**What is asked**:
Retype exactly the lines from the line containing "Recreate this image" through the line containing "data = [s_hma, glomus, pa, lc, cr, el, cm]", both included, and nothing more; skip the pictures.

# Excerpted data start

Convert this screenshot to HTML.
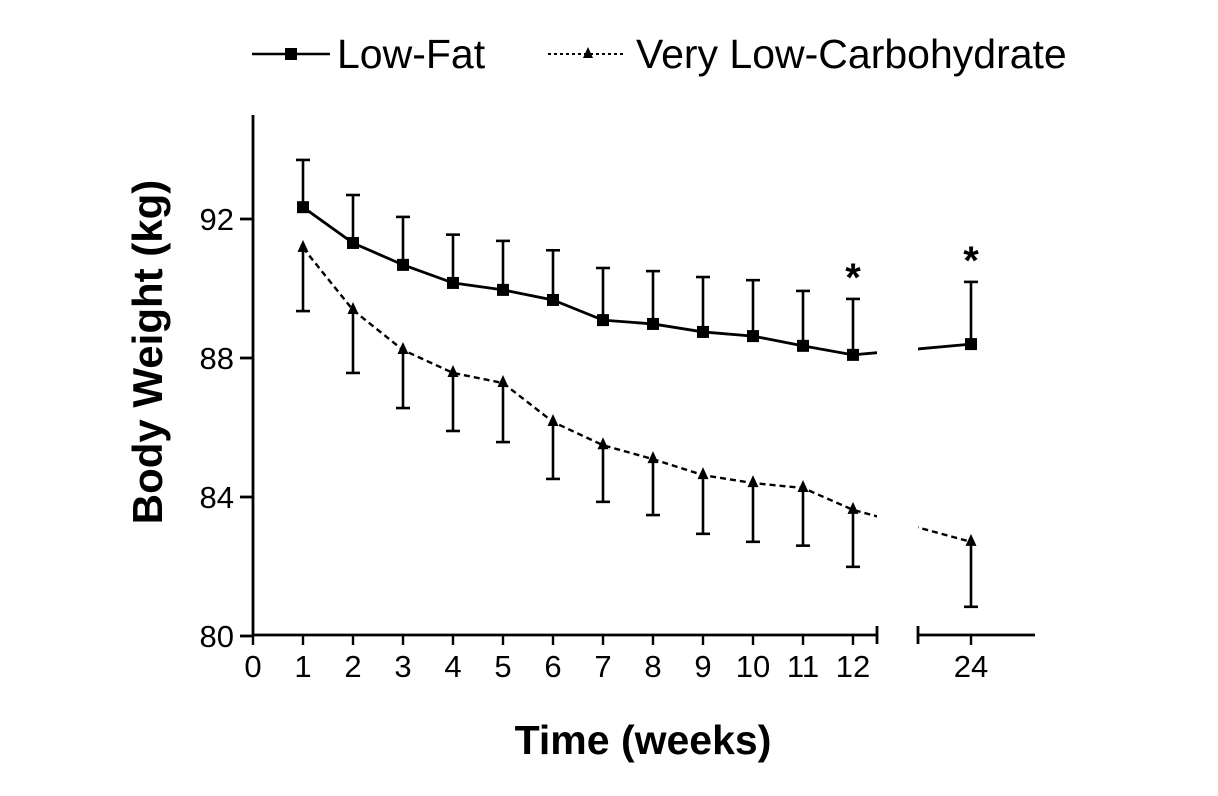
<!DOCTYPE html>
<html><head><meta charset="utf-8"><style>
html,body{margin:0;padding:0;background:#fff;}
svg{display:block;font-family:"Liberation Sans",Arial,sans-serif;}
</style></head><body>
<svg id="chart" width="1218" height="796" viewBox="0 0 1218 796">
<defs><clipPath id="brk"><rect x="0" y="0" width="877" height="796"/><rect x="918" y="0" width="300" height="796"/></clipPath></defs>
<g id="legend">
 <g>
  <line x1="252" y1="54" x2="330" y2="54" stroke="#000" stroke-width="2.6"/>
  <rect x="285" y="48" width="12" height="12" fill="#000"/>
  <text x="337" y="68" font-size="41" fill="#000">Low-Fat</text>
 </g>
 <g>
  <line x1="548" y1="54" x2="625" y2="54" stroke="#000" stroke-width="2" stroke-dasharray="3,3"/>
  <path d="M588 47 L593 58 L583 58 Z" fill="#000"/>
  <text x="636" y="68" font-size="41" fill="#000">Very Low-Carbohydrate</text>
 </g>
</g>
<g id="axes"></g>
<g id="series"></g>
<text transform="translate(162,352) rotate(-90)" text-anchor="middle" font-size="42" font-weight="bold">Body Weight (kg)</text>
<text x="643" y="754" text-anchor="middle" font-size="41" font-weight="bold">Time (weeks)</text>
</svg>
<script>
const weeks = [1,2,3,4,5,6,7,8,9,10,11,12,24];
const lowFat = [92.34,91.31,90.68,90.16,89.96,89.67,89.09,88.98,88.75,88.63,88.35,88.09,88.4];
const lowFatUpper = [93.7,92.69,92.06,91.55,91.37,91.1,90.59,90.5,90.33,90.24,89.93,89.7,90.19];
const vlc = [91.17,89.38,88.23,87.57,87.28,86.16,85.49,85.09,84.63,84.4,84.26,83.63,82.71];
const vlcLower = [89.35,87.57,86.56,85.9,85.58,84.52,83.86,83.48,82.94,82.71,82.6,81.99,80.84];
const yTicks = [80,84,88,92];
const xTicks = [0,1,2,3,4,5,6,7,8,9,10,11,12,24];
const sigWeeks = [12,24];

const NS="http://www.w3.org/2000/svg";
function Xl(w){ return w<=12 ? 253+50*w : 971+(w-24)*50; }
function Y(v){ return 219-(v-92)*34.75; }
function mk(tag,attrs,parent){const e=document.createElementNS(NS,tag);for(const k in attrs)e.setAttribute(k,attrs[k]);parent.appendChild(e);return e;}
const axes=document.getElementById('axes'), ser=document.getElementById('series');
const SW=2.8;

let e=mk('line',{x1:253,y1:115,x2:253,y2:636,stroke:'#000','stroke-width':SW},axes);


e=mk('line',{x1:253,y1:635,x2:877,y2:635,stroke:'#000','stroke-width':SW},axes);


mk('line',{x1:877,y1:626,x2:877,y2:644,stroke:'#000','stroke-width':SW},axes);
e=mk('line',{x1:918,y1:635,x2:1035,y2:635,stroke:'#000','stroke-width':SW},axes);


mk('line',{x1:918,y1:626,x2:918,y2:644,stroke:'#000','stroke-width':SW},axes);

yTicks.forEach(v=>{
  mk('line',{x1:240,y1:Y(v),x2:253,y2:Y(v),stroke:'#000','stroke-width':SW},axes);
  const t=mk('text',{x:234,y:Y(v)+11,'text-anchor':'end','font-size':31},axes);
  t.textContent=v;
  
  
});
xTicks.forEach(w=>{
  const x=Xl(w);
  mk('line',{x1:x,y1:635,x2:x,y2:645,stroke:'#000','stroke-width':2.4},axes);
  const t=mk('text',{x:x,y:677,'text-anchor':'middle','font-size':31},axes);
  t.textContent=w;
  
  
});

function ptsL(vals){return weeks.map((w,i)=>Xl(w)+','+Y(vals[i])).join(' ');}
e=mk('polyline',{points:ptsL(lowFat),fill:'none',stroke:'#000','stroke-width':2.8,'clip-path':'url(#brk)'},ser);


e=mk('polyline',{points:ptsL(vlc),fill:'none',stroke:'#000','stroke-width':2.4,'stroke-dasharray':'6,4','clip-path':'url(#brk)'},ser);



weeks.forEach((w,i)=>{
  const x=Xl(w);
  const g=mk('g',{},ser);
  
  
  mk('line',{x1:x,y1:Y(lowFat[i]),x2:x,y2:Y(lowFatUpper[i]),stroke:'#000','stroke-width':2.6},g);
  mk('line',{x1:x-7,y1:Y(lowFatUpper[i]),x2:x+7,y2:Y(lowFatUpper[i]),stroke:'#000','stroke-width':2.6},g);
  const g2=mk('g',{},ser);
  
  
  mk('line',{x1:x,y1:Y(vlc[i]),x2:x,y2:Y(vlcLower[i]),stroke:'#000','stroke-width':2.6},g2);
  mk('line',{x1:x-7,y1:Y(vlcLower[i]),x2:x+7,y2:Y(vlcLower[i]),stroke:'#000','stroke-width':2.6},g2);
  const r=mk('rect',{x:x-6,y:Y(lowFat[i])-6,width:12,height:12,fill:'#000'},ser);
  
  
  const yy=Y(vlc[i]);
  const p=mk('path',{d:`M${x} ${yy-8} L${x+5.5} ${yy+4} L${x-5.5} ${yy+4} Z`,fill:'#000'},ser);
  
  
});
sigWeeks.forEach(w=>{
  const i=weeks.indexOf(w);
  const t=mk('text',{x:Xl(w),y:Y(lowFatUpper[i])-8,'text-anchor':'middle','font-size':40,'font-weight':'bold'},ser);
  t.textContent='*';
  
  
});
</script>
</body></html>
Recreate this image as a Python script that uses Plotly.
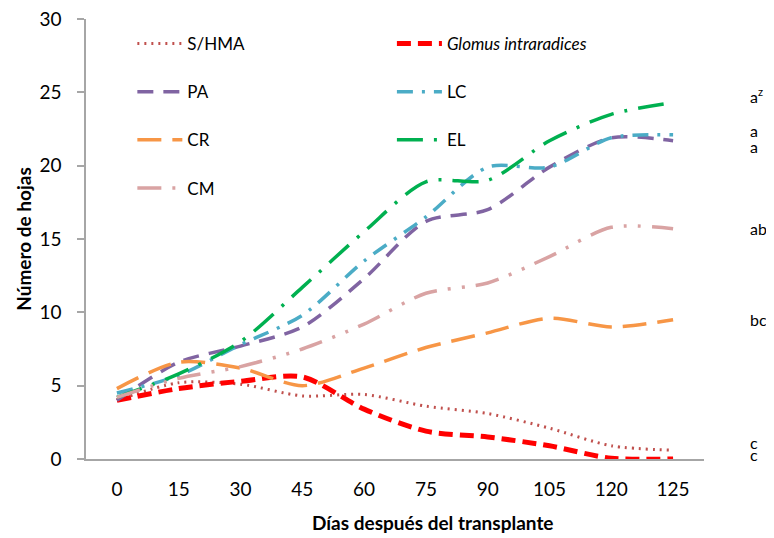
import plotly.graph_objects as go

days = ["0", "15", "30", "45", "60", "75", "90", "105", "120", "125"]

s_hma = [4.0, 5.2, 5.1, 4.3, 4.4, 3.6, 3.1, 2.1, 0.9, 0.6]
glomus = [4.0, 4.8, 5.3, 5.6, 3.4, 1.9, 1.5, 0.9, 0.05, 0.0]
pa = [4.0, 6.6, 7.7, 9.0, 12.3, 16.2, 17.0, 19.9, 21.9, 21.7]
lc = [4.5, 5.7, 7.8, 9.8, 13.5, 16.5, 19.9, 19.9, 21.9, 22.1]
cr = [4.8, 6.6, 6.2, 5.0, 6.2, 7.6, 8.6, 9.6, 9.0, 9.5]
el = [4.2, 5.8, 8.0, 11.7, 15.5, 18.9, 19.0, 21.7, 23.5, 24.3]
cm = [4.2, 5.5, 6.3, 7.5, 9.2, 11.3, 12.0, 13.8, 15.8, 15.7]

series_names = ["S/HMA", "<i>Glomus intraradices</i>", "PA", "LC", "CR", "EL", "CM"]
letters = ["c", "c", "a", "a", "bc", "a<sup>z</sup>", "ab"]

FONT = "Lato, 'Open Sans', sans-serif"

styles = [
    dict(color="#C0504D", width=3, dash="2px,5px"),
    dict(color="#FF0000", width=5, dash="14px,7px"),
    dict(color="#8064A2", width=3.5, dash="16px,10px"),
    dict(color="#4BACC6", width=3.5, dash="16px,9px,3px,9px"),
    dict(color="#F79646", width=3.5, dash="24px,11px"),
    dict(color="#00B050", width=3.5, dash="26px,11px,3px,11px"),
    dict(color="#D9A3A3", width=3.5, dash="24px,11px,3px,11px,3px,11px"),
]
legend_ids = ["legend", "legend2", "legend", "legend2", "legend", "legend2", "legend"]
label_shift = [8, 5, -6, 4, 0, 7, 0]

data = [s_hma, glomus, pa, lc, cr, el, cm]

fig = go.Figure()
for i, (name, vals) in enumerate(zip(series_names, data)):
    fig.add_trace(go.Scatter(
        x=days, y=vals, name=name, mode="lines",
        line=dict(shape="spline", smoothing=0.8, **styles[i]),
        legend=legend_ids[i], legendgroup=f"g{i}",
    ))
    fig.add_annotation(
        x=1.072, xref="paper", y=vals[-1], yref="y", text=letters[i],
        showarrow=False, xanchor="left", yanchor="middle", yshift=label_shift[i],
        font=dict(family=FONT, size=16, color="#000000"),
    )

fig.add_annotation(
    x=0.561, xref="paper", y=-0.145, yref="paper",
    text="<b>Días después del transplante</b>", showarrow=False,
    xanchor="center", yanchor="middle",
    font=dict(family=FONT, size=19, color="#000000"),
)

legend_common = dict(
    bgcolor="rgba(0,0,0,0)", font=dict(family=FONT, size=17, color="#000000"),
    tracegroupgap=23, yanchor="top", xanchor="left", itemwidth=45,
)

fig.update_layout(
    width=766, height=530,
    margin=dict(l=78, r=70, t=11, b=79, autoexpand=False),
    paper_bgcolor="white", plot_bgcolor="white",
    font=dict(family=FONT, color="#000000"),
    legend=dict(x=0.075, y=0.984, **legend_common),
    legend2=dict(x=0.495, y=0.984, **legend_common),
    xaxis=dict(
        type="category", range=[-0.5, 9.5], showgrid=False, zeroline=False,
        showline=True, linecolor="#A6A6A6", linewidth=1.5, ticks="",
        tickfont=dict(family=FONT, size=19), ticklabelstandoff=12,
        automargin=False,
    ),
    yaxis=dict(
        range=[0, 30], dtick=5, showgrid=False, zeroline=False,
        showline=True, linecolor="#A6A6A6", linewidth=1.5,
        ticks="outside", ticklen=7, tickcolor="#A6A6A6", tickwidth=1.5,
        tickfont=dict(family=FONT, size=19), ticklabelstandoff=12,
        ticklabeloverflow="allow",
        title=dict(text="<b>Número de hojas</b>", font=dict(family=FONT, size=19), standoff=3),
        automargin=False,
    ),
)

fig.write_html("out.html")
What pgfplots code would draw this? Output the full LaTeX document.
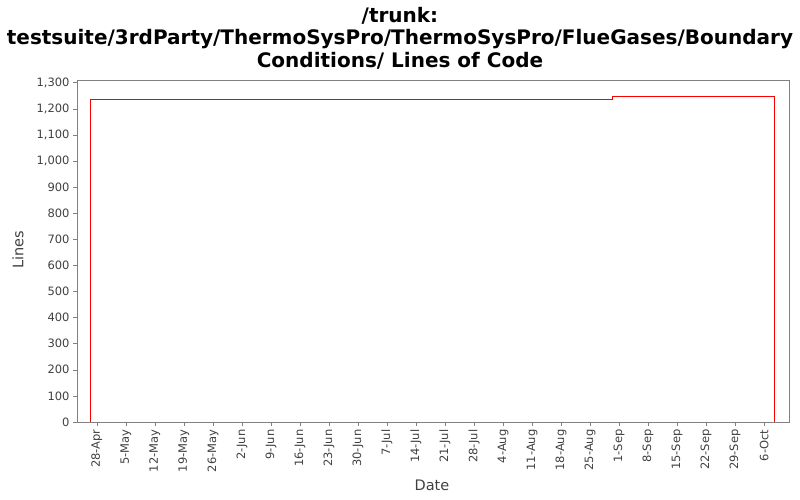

# Excerpted data end

**Expected answer**:
Recreate this image as a Python script that uses Plotly.
import plotly.graph_objects as go

days = ["0", "15", "30", "45", "60", "75", "90", "105", "120", "125"]

s_hma = [4.0, 5.2, 5.1, 4.3, 4.4, 3.6, 3.1, 2.1, 0.9, 0.6]
glomus = [4.0, 4.8, 5.3, 5.6, 3.4, 1.9, 1.5, 0.9, 0.05, 0.0]
pa = [4.0, 6.6, 7.7, 9.0, 12.3, 16.2, 17.0, 19.9, 21.9, 21.7]
lc = [4.5, 5.7, 7.8, 9.8, 13.5, 16.5, 19.9, 19.9, 21.9, 22.1]
cr = [4.8, 6.6, 6.2, 5.0, 6.2, 7.6, 8.6, 9.6, 9.0, 9.5]
el = [4.2, 5.8, 8.0, 11.7, 15.5, 18.9, 19.0, 21.7, 23.5, 24.3]
cm = [4.2, 5.5, 6.3, 7.5, 9.2, 11.3, 12.0, 13.8, 15.8, 15.7]

series_names = ["S/HMA", "<i>Glomus intraradices</i>", "PA", "LC", "CR", "EL", "CM"]
letters = ["c", "c", "a", "a", "bc", "a<sup>z</sup>", "ab"]

FONT = "Lato, 'Open Sans', sans-serif"

styles = [
    dict(color="#C0504D", width=3, dash="2px,5px"),
    dict(color="#FF0000", width=5, dash="14px,7px"),
    dict(color="#8064A2", width=3.5, dash="16px,10px"),
    dict(color="#4BACC6", width=3.5, dash="16px,9px,3px,9px"),
    dict(color="#F79646", width=3.5, dash="24px,11px"),
    dict(color="#00B050", width=3.5, dash="26px,11px,3px,11px"),
    dict(color="#D9A3A3", width=3.5, dash="24px,11px,3px,11px,3px,11px"),
]
legend_ids = ["legend", "legend2", "legend", "legend2", "legend", "legend2", "legend"]
label_shift = [8, 5, -6, 4, 0, 7, 0]

data = [s_hma, glomus, pa, lc, cr, el, cm]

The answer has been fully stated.